Il film si propone come un lungo viaggio alla ricerca della verità, un viaggio necessario affinchè l’odio possa essere fermato. Un viaggio di conoscenza e di scoperta, un viaggio filosofico, ma costruito come fosse una tragedia greca. Echi dell’Edipo e dell’Antigone riecheggiano lungo il cammino. Un figlio che giace con la madre, una figlia che vuole, metaforicamente, seppellire l’odio ingenerato dal fratello che è anche padre, compiendo un gesto di giustizia e non di vendetta consegnandogli la lettera della madre. Questo è un duplcie percorso, prima la madre e poi la figlia, che ha al centro una figura femminile, creatura in grado di poter spezzare la catena dell’odio.


La lavagna vuota dell’incipit è la lavagna vuota di sapere e di conoscenza, di virtù e di tolleranza, su cui sono state scritte invece parole di odio e di vendetta. Riavvolgere il nastro della memoria non è operazione necessaria per trovare giustizia, ma è operazione necessaria per azzerare anni di violenza e di soprusi e ripartire da nuove basi di tolleranza e comprensione.



La regista canadese sembra dirci che se non c’è questa volontà di occultare un passato-presente di sangue non c’è nemmeno speranza. In fondo l’Europa post hitleriana non è rinata sulla punizione di un paese sconfitto e preda di una folle ideologia, ma ha contato sulla certezza che una nuova Germania avrebbe potuto dar vita ad un nuovo periodo e così è stato.
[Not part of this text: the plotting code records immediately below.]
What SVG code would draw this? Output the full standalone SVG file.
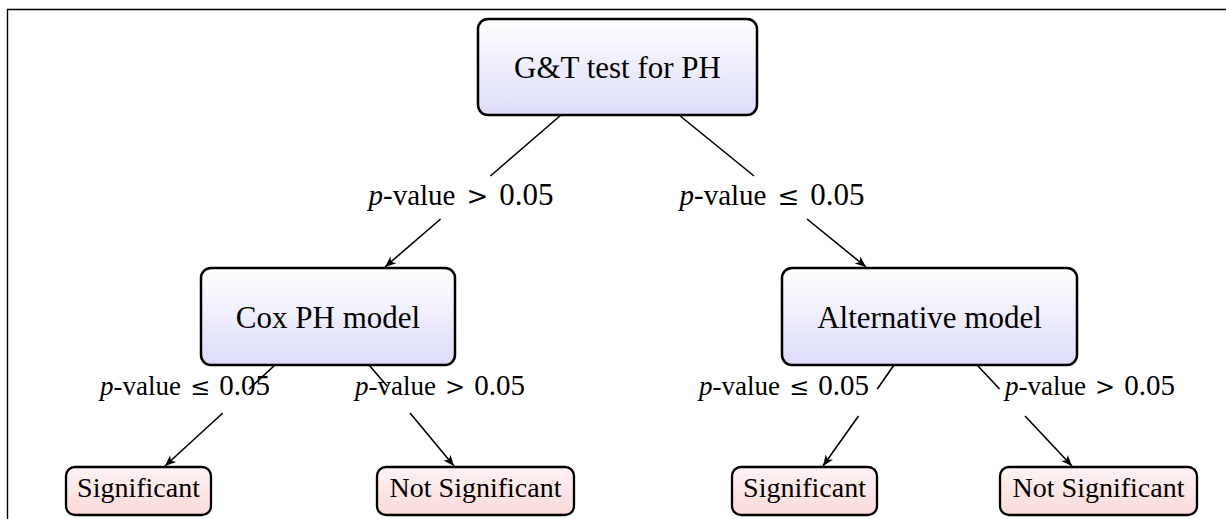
<svg xmlns="http://www.w3.org/2000/svg" width="1226" height="519" viewBox="0 0 1226 519">
<defs>
<linearGradient id="gBlue" x1="0" y1="0" x2="0" y2="1">
<stop offset="0" stop-color="#ffffff"/>
<stop offset="1" stop-color="#dcdcfa"/>
</linearGradient>
<linearGradient id="gRed" x1="0" y1="0" x2="0" y2="1">
<stop offset="0" stop-color="#fff3f3"/>
<stop offset="1" stop-color="#fbd9d9"/>
</linearGradient>
<marker id="arr" markerUnits="userSpaceOnUse" markerWidth="14" markerHeight="12" viewBox="-12 -6 14 12" refX="0" refY="0" orient="auto">
<path d="M0,0 L-11,-4.5 L-8,0 L-11,4.5 Z" fill="#000"/>
</marker>
<style>
.big{fill:url(#gBlue);stroke:#000;stroke-width:2.5}
.leaf{fill:url(#gRed);stroke:#000;stroke-width:2.3}
.t{font-family:"Liberation Serif","Times New Roman",serif;fill:#000;text-anchor:middle}
.tb{font-size:31px}
.tl{font-size:28px}
.lab1{font-size:29px}
.lab2{font-size:27px}
.r1{font-family:"DejaVu Serif",serif;font-size:26px}
.d1{font-size:31px}
.r2{font-family:"DejaVu Serif",serif;font-size:24px}
.d2{font-size:29px}
.e{stroke:#000;stroke-width:1.6;fill:none}
.frame{stroke:#000;stroke-width:1.4;fill:none}
</style>
</defs>
<path class="frame" d="M7.5,519 L7.5,9.5 L1226,9.5"/>
<g id="connectors">
<path class="e" d="M561,115 L490.4,176"/>
<path class="e" d="M440.6,219 L385,267" marker-end="url(#arr)"/>
<path class="e" d="M679,115 L754,176"/>
<path class="e" d="M807,219 L866,267" marker-end="url(#arr)"/>
<path class="e" d="M275,365 L249,389"/>
<path class="e" d="M222.8,413 L165,466" marker-end="url(#arr)"/>
<path class="e" d="M369,365 L387,386"/>
<path class="e" d="M410,413 L454,466" marker-end="url(#arr)"/>
<path class="e" d="M894,365 L877.3,389"/>
<path class="e" d="M858.5,416 L823,466" marker-end="url(#arr)"/>
<path class="e" d="M977,365 L999.6,389"/>
<path class="e" d="M1025,416 L1072,466" marker-end="url(#arr)"/>
</g>
<g id="labels">
<text class="t lab1" x="461" y="205"><tspan font-style="italic">p</tspan>-value<tspan class="r1" dx="11">&gt;</tspan><tspan class="d1" dx="11">0.05</tspan></text>
<text class="t lab1" x="772" y="205"><tspan font-style="italic">p</tspan>-value<tspan class="r1" dx="11">≤</tspan><tspan class="d1" dx="11">0.05</tspan></text>
<text class="t lab2" x="185" y="395"><tspan font-style="italic">p</tspan>-value<tspan class="r2" dx="9">≤</tspan><tspan class="d2" dx="9">0.05</tspan></text>
<text class="t lab2" x="440" y="395"><tspan font-style="italic">p</tspan>-value<tspan class="r2" dx="9">&gt;</tspan><tspan class="d2" dx="9">0.05</tspan></text>
<text class="t lab2" x="784" y="395"><tspan font-style="italic">p</tspan>-value<tspan class="r2" dx="9">≤</tspan><tspan class="d2" dx="9">0.05</tspan></text>
<text class="t lab2" x="1090" y="395"><tspan font-style="italic">p</tspan>-value<tspan class="r2" dx="9">&gt;</tspan><tspan class="d2" dx="9">0.05</tspan></text>
</g>
<g id="n_root">
<rect class="big" x="478" y="19" width="279" height="96" rx="10"/>
<text class="t tb" x="617.5" y="78">G&amp;T test for PH</text>
</g>
<g id="n_cox">
<rect class="big" x="201" y="268" width="254" height="97" rx="10"/>
<text class="t tb" x="328" y="328">Cox PH model</text>
</g>
<g id="n_alt">
<rect class="big" x="782" y="268" width="295" height="97" rx="10"/>
<text class="t tb" x="929.5" y="328">Alternative model</text>
</g>
<g id="n_sig1">
<rect class="leaf" x="66" y="467" width="145" height="48" rx="9"/>
<text class="t tl" x="138.5" y="497">Significant</text>
</g>
<g id="n_nsig1">
<rect class="leaf" x="377" y="467" width="197" height="48" rx="9"/>
<text class="t tl" x="475.5" y="497">Not Significant</text>
</g>
<g id="n_sig2">
<rect class="leaf" x="732" y="467" width="145" height="48" rx="9"/>
<text class="t tl" x="804.5" y="497">Significant</text>
</g>
<g id="n_nsig2">
<rect class="leaf" x="1000" y="467" width="197" height="48" rx="9"/>
<text class="t tl" x="1098.5" y="497">Not Significant</text>
</g>
</svg>
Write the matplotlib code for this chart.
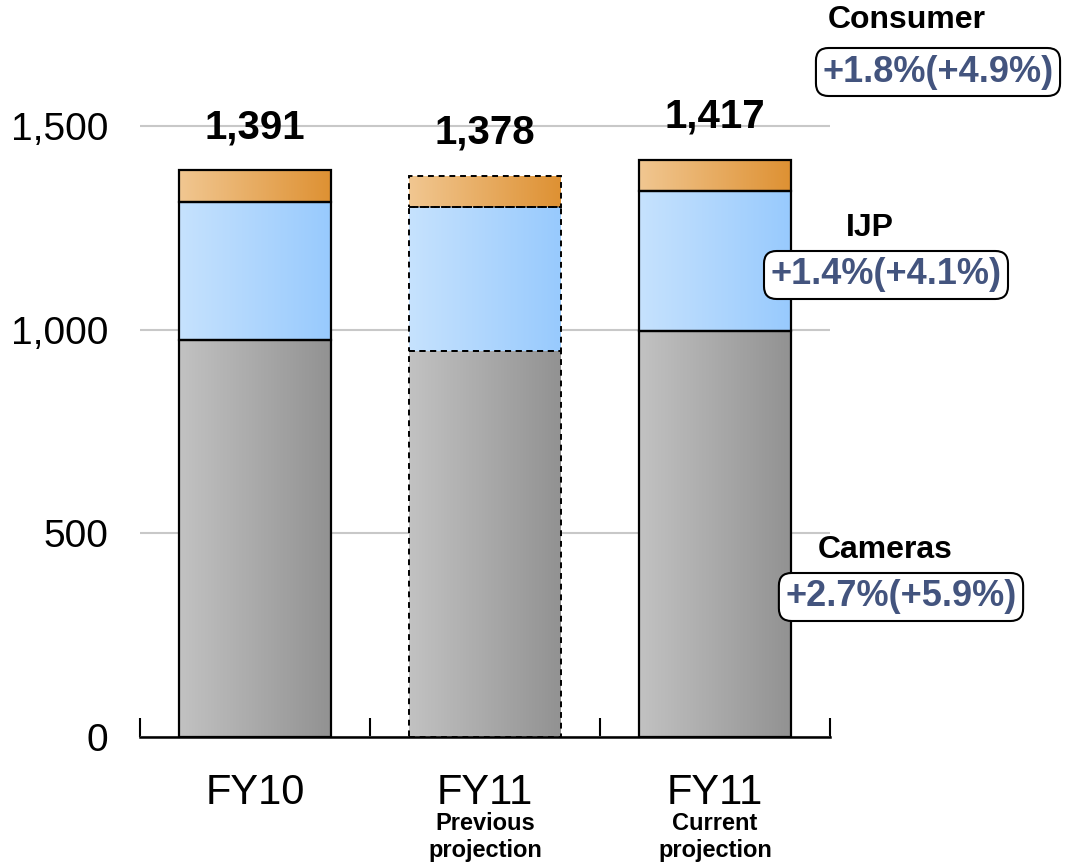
import numpy as np
import matplotlib
matplotlib.use("Agg")
import matplotlib.pyplot as plt
from matplotlib.colors import LinearSegmentedColormap

plt.rcParams['font.family'] = ['Liberation Sans', 'DejaVu Sans']

# data
categories = ['FY10', 'FY11', 'FY11']
sublabels = ['', 'Previous\nprojection', 'Current\nprojection']
cameras = [975, 948, 998]
ijp = [338, 353, 343]
consumer = [78, 77, 76]
totals = [1391, 1378, 1417]
seg_names = ['Cameras', 'IJP', 'Consumer']
seg_growth = ['+2.7%(+5.9%)', '+1.4%(+4.1%)', '+1.8%(+4.9%)']
yticks = [0, 500, 1000, 1500]

grad = {
    'Cameras': ('#C2C2C2', '#929292'),
    'IJP': ('#C6E2FE', '#98CAFD'),
    'Consumer': ('#F1C791', '#DE9133'),
}

W, H = 1067, 864
fig = plt.figure(figsize=(W / 100, H / 100), dpi=100)
ax = fig.add_axes([140 / W, (H - 737) / H, 690 / W, 672 / H])

x = np.arange(len(categories))
bw = 0.66
ramp = np.linspace(0, 1, 256).reshape(1, -1)

bottom = np.zeros(len(categories))
for name, vals in zip(seg_names, [cameras, ijp, consumer]):
    vals = np.array(vals, dtype=float)
    cmap = LinearSegmentedColormap.from_list(name, grad[name])
    bars = ax.bar(x, vals, bw, bottom=bottom, facecolor='none',
                  edgecolor='black', linewidth=1.6, zorder=3)
    for i, rect in enumerate(bars.patches):
        if i == 1:
            rect.set_linestyle((0, (3, 2.5)))
            rect.set_linewidth(1.4)
        x0 = rect.get_x()
        im = ax.imshow(ramp, cmap=cmap, aspect='auto', zorder=2,
                       extent=(x0, x0 + rect.get_width(), bottom[i], bottom[i] + vals[i]),
                       interpolation='bilinear')
        im.set_clip_path(rect)
    bottom += vals

# total labels
for i, t in enumerate(totals):
    ax.annotate(f'{t:,}', (x[i], bottom[i]), xytext=(0, 24), textcoords='offset pixels',
                ha='center', va='bottom', fontsize=29, fontweight='bold')

ax.set_xlim(-0.5, 2.5)
ax.set_ylim(0, 1650)
ax.set_yticks(yticks)
ax.set_yticklabels([f'{v:,}' for v in yticks], fontsize=28)
ax.tick_params(axis='y', length=0, pad=23)
ax.yaxis.grid(True, color='#C8C8C8', linewidth=1.5)
ax.set_axisbelow(True)

ax.set_xticks([-0.5, 0.5, 1.5, 2.5])
ax.set_xticklabels([])
ax.tick_params(axis='x', direction='in', length=14, width=1.5, color='black')
for s in ['top', 'right', 'left']:
    ax.spines[s].set_visible(False)
ax.spines['bottom'].set_linewidth(1.8)

for i, c in enumerate(categories):
    ax.annotate(c, (x[i], 0), xycoords=('data', 'axes fraction'), xytext=(0, -56),
                textcoords='offset pixels', ha='center', va='center', fontsize=30)
    if sublabels[i]:
        ax.annotate(sublabels[i], (x[i], 0), xycoords=('data', 'axes fraction'),
                    xytext=(0, -100), textcoords='offset pixels', ha='center',
                    va='center', fontsize=17, fontweight='bold', linespacing=1.25)

# segment growth labels on the right (pixel positions)
name_pos = [(885, 550), (870, 228), (907, 20)]
box_pos = [(901, 597), (886, 275), (938, 72)]
for name, g, (nx, ny), (bx, by) in zip(seg_names, seg_growth, name_pos, box_pos):
    fig.text(nx / W, 1 - ny / H, name, ha='center', va='center',
             fontsize=23, fontweight='bold')
    fig.text(bx / W, 1 - by / H, g, ha='center', va='center', fontsize=26,
             fontweight='bold', color='#43547E',
             bbox=dict(boxstyle='round,pad=0.18,rounding_size=0.35',
                       facecolor='white', edgecolor='black', linewidth=1.5))

fig.savefig('out.png', dpi=100)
Cristiani, musulmani, ebrei, nella polveriera orientale non possono far la conta delle ingiustizie e dei torti subiti. Devono avere il coraggio di azzerare i rancori e ripartire. E se l’eco, della storia di Narwal, arriva in Canada, la metafora è ancora più chiara: l’Occidente ha il dovere di non rimanere indifferente, ma di trovare un ruolo decisivo di mediazione e di ricomposizione di conflitti sempre più insensati. La memoria è ricostruzione di un senso personale della venuta al mondo, un senso che si deve armonizzare con quello di coloro che ci circondano.